La alegría de vivir

En su magnífico Diccionario filosófico, Fernando Savater aclara: “La alegría no es la conformidad alborozada con lo que ocurre en la vida, sino con el hecho de vivir”. Algo similar afirma Robert Louis Stevenson: “Hablando con propiedad, no es la vida lo que amamos, sino vivir”. Escribió Jorge Guillén.

Respiro, y el aire en mis pulmones

ya es saber, ya es amor, ya es alegría.

            Saberme vivo, sentirme vivo, vivir me llena de júbilo. No se lo diga a nadie, lector, pues no quiero despertar envidias, pero no hay ser humano más jubiloso que yo, y eso se lo debo simplemente a que estoy vivo, a que, por decirlo con palabras de Guillén, el aire en mis pulmones ya es saber, ya es amor, ya es alegría.

            Al amar intensamente el hecho de vivir, no puedo dejar de sentir desasosiego ante la certeza de la muerte. Comparto ardientemente el deseo de Elías Canetti de que lográramos abolir a esa putilla del rubor helado, como le llamó José Gorostiza, siempre y cuando, claro, conserváramos todas las facultades que nos permiten disfrutar de la vida.

            Mientras estemos vivos estamos venciendo a la depredadora implacable. Día a día alcanzamos esa victoria, más celebrable aún porque nos sabemos frágiles y vulnerables, porque no dejan de rondarnos peligros que pueden ocasionar nuestro aniquilamiento: enfermedades, crímenes, fenómenos naturales devastadores, accidentes, catástrofes de toda índole.

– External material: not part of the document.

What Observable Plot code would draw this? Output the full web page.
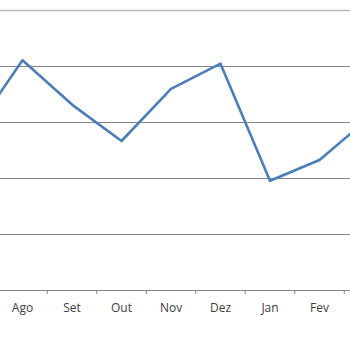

            Abundan los sabios que enseñan que en un mundo tan lleno de atrocidades hay que ser demasiado egoísta y provocativamente frívolo para sentirse contento. ¿Cómo se puede estar risueño rodeados de tanta miseria, de tanta injusticia, de tanta crueldad, de tantas cosas aciagas? La insatisfacción, la amargura y el desencanto y la denigración de la vida han sido las reacciones comunes, en todas las épocas, ante la realidad que no se compadece de los más desdichados, y hasta suele ensañarse con ellos.

            En alguna ocasión, siendo presidente de la Comisión de Derechos Humanos de la hoy Ciudad de México, en una reunión con militantes de ONG, ninguno con cara alegre, le pregunté a uno, de talante exageradamente agrio, si se sentía mal. Me contestó que nadie debía sentirse a gusto mientras hubiera tortura, prisión injusta, impunidad, pobreza, abuso de poder, maltrato a los niños y las mujeres, etcétera.

            Pero lo característico del alborozo de estar vivos es precisamente que lo sentimos, quienes tenemos capacidad de sentirlo, a pesar de los pesares. No es que ignoremos estos pesares, que no nos importen o que estemos conformes con que sucedan. No, son cosas lamentables, pero no cancelan el privilegio de vivir ni la conciencia exultante de ese privilegio.

            El regocijo de vivir no se da contra los dolientes ni con indiferencia ante su dolor. Celebrar anímicamente el hecho de estar vivos no es una mofa ni un desdén por las cuitas ajenas… ni por las propias. Esas desdichas son consecuencia de acontecimientos deplorables de la vida. La alegría de vivir brota no debido a esos sucesos, sino del puro hecho de estar vivos.

            Ser alegres no nos hace conformistas con una realidad inicua, así como ser pesaroso no hace a nadie transformador de lo indeseable. Se puede luchar contra los males del mundo sin renunciar al gozo de estar vivos, incluso se puede luchar mejor si se hace con ese gozo, pues acompañado de éste el espíritu está mejor dispuesto a las lides. Pero no parece inteligente esperar a que todos esos males desaparezcan para empezar, sólo entonces, a paladear deleitosamente la vida. La vida que se nos ha dado es un regalo maravilloso, único, irrepetible; pero no nos espera, discurre sin pausa, y en todos los casos es breve, así dure cien años.

            La palabra alegría, nos recordó Ortega y Gasset, viene acaso de aligerar, que es hacer perder peso.

            No son pocos los autores que nos quieren convencer de que la vida no merece ser vivida, de que no hay razones para vivirla. Pero la alegría de vivir no necesita razones: brota en cada latido sin preguntarse por qué ni para qué.

            No nos libra, por supuesto, de las cosas infaustas del mundo. Pero éstas no la derrotan, cuando mucho la ensombrecen transitoriamente. Es tal su aliento que mantiene al corazón en primavera aun en los tiempos más borrascosos.